# Task details:
Reproduce the listing below exactly, beginning with its first line and ending with the line that holds "plt.rcParams['font.family'] = ['Liberation"; pictures are not part of the copy.
---------- Supplied information ----------
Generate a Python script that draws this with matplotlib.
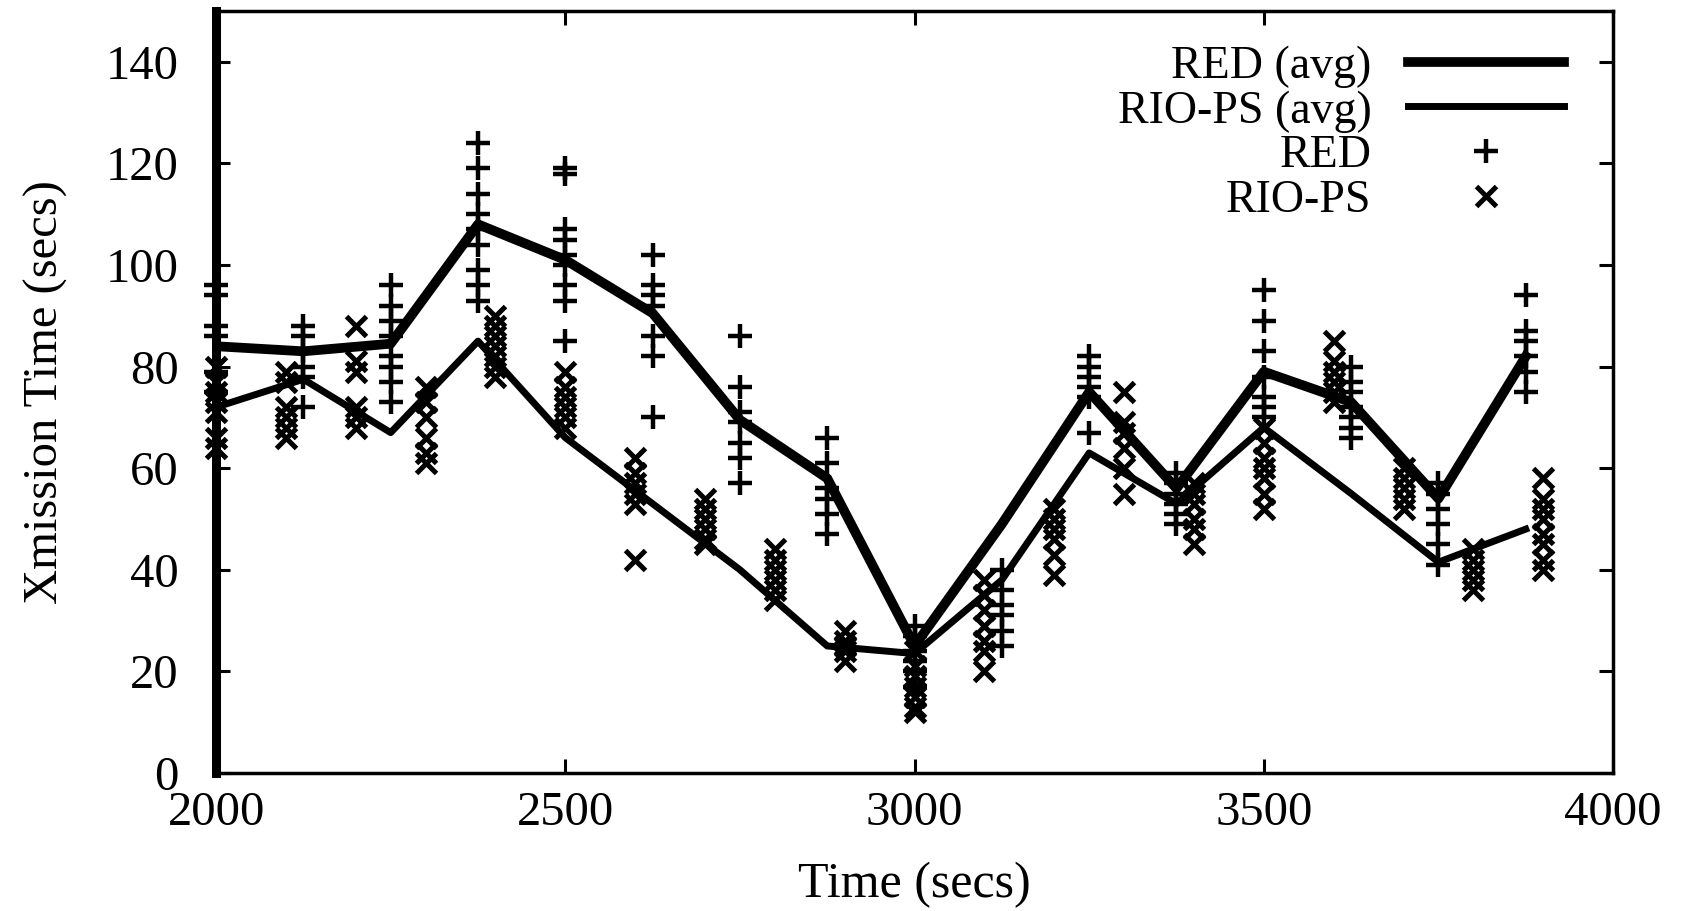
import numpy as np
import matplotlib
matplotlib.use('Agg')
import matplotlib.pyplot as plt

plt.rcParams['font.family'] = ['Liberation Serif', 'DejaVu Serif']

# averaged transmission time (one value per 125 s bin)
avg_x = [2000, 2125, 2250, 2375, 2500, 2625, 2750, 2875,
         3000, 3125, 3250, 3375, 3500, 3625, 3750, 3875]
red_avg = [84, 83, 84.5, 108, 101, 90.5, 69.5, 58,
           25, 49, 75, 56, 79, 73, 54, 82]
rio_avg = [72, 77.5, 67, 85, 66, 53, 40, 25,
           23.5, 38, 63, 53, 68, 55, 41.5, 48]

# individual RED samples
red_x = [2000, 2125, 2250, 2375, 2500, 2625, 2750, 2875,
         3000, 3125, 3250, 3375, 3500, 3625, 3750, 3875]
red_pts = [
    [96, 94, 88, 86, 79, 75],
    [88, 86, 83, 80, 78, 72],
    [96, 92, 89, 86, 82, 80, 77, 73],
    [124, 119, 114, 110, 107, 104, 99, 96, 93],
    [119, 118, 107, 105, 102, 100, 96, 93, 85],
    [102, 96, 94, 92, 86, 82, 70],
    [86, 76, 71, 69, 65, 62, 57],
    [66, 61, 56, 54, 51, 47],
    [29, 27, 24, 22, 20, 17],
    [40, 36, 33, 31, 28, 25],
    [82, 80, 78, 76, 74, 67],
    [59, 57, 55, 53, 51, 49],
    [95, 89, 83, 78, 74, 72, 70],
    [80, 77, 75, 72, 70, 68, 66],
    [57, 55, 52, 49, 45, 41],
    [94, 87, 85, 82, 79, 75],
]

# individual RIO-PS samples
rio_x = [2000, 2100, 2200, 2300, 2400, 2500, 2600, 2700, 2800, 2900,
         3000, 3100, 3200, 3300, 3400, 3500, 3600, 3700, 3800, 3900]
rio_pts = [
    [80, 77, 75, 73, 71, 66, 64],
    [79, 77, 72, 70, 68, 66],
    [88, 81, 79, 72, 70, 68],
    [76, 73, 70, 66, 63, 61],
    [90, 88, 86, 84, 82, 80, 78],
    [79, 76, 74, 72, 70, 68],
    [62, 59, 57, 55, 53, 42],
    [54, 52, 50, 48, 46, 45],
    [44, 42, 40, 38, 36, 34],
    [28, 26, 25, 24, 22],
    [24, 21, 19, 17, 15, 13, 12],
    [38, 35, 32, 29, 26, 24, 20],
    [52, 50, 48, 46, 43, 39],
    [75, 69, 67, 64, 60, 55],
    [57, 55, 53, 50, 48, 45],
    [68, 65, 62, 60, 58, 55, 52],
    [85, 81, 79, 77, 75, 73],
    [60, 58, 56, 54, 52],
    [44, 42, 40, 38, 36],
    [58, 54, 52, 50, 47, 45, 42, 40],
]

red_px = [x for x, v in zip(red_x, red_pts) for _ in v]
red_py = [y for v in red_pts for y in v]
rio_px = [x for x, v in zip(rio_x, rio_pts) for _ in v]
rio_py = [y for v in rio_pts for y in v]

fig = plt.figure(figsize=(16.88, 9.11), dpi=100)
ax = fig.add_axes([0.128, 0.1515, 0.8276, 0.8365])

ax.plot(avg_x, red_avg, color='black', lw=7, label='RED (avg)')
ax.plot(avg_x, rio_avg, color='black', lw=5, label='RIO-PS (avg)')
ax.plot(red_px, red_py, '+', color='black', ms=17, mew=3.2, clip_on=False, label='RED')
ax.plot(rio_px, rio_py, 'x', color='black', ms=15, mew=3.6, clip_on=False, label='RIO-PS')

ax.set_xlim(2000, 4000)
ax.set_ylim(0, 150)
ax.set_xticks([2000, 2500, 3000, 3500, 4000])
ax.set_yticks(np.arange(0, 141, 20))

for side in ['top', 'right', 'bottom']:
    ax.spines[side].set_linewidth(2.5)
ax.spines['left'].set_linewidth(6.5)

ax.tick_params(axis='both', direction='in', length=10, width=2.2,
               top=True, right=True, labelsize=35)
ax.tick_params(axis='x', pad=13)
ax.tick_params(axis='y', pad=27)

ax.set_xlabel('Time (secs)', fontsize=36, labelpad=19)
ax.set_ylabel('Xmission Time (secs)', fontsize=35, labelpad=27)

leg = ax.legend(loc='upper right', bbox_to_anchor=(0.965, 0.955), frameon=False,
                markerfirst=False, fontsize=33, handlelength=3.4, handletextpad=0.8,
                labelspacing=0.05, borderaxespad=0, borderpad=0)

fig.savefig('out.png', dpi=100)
----------
# Output of the task:
Generate a Python script that draws this with matplotlib.
import numpy as np
import matplotlib
matplotlib.use('Agg')
import matplotlib.pyplot as plt

plt.rcParams['font.family'] = ['Liberation Serif', 'DejaVu Serif']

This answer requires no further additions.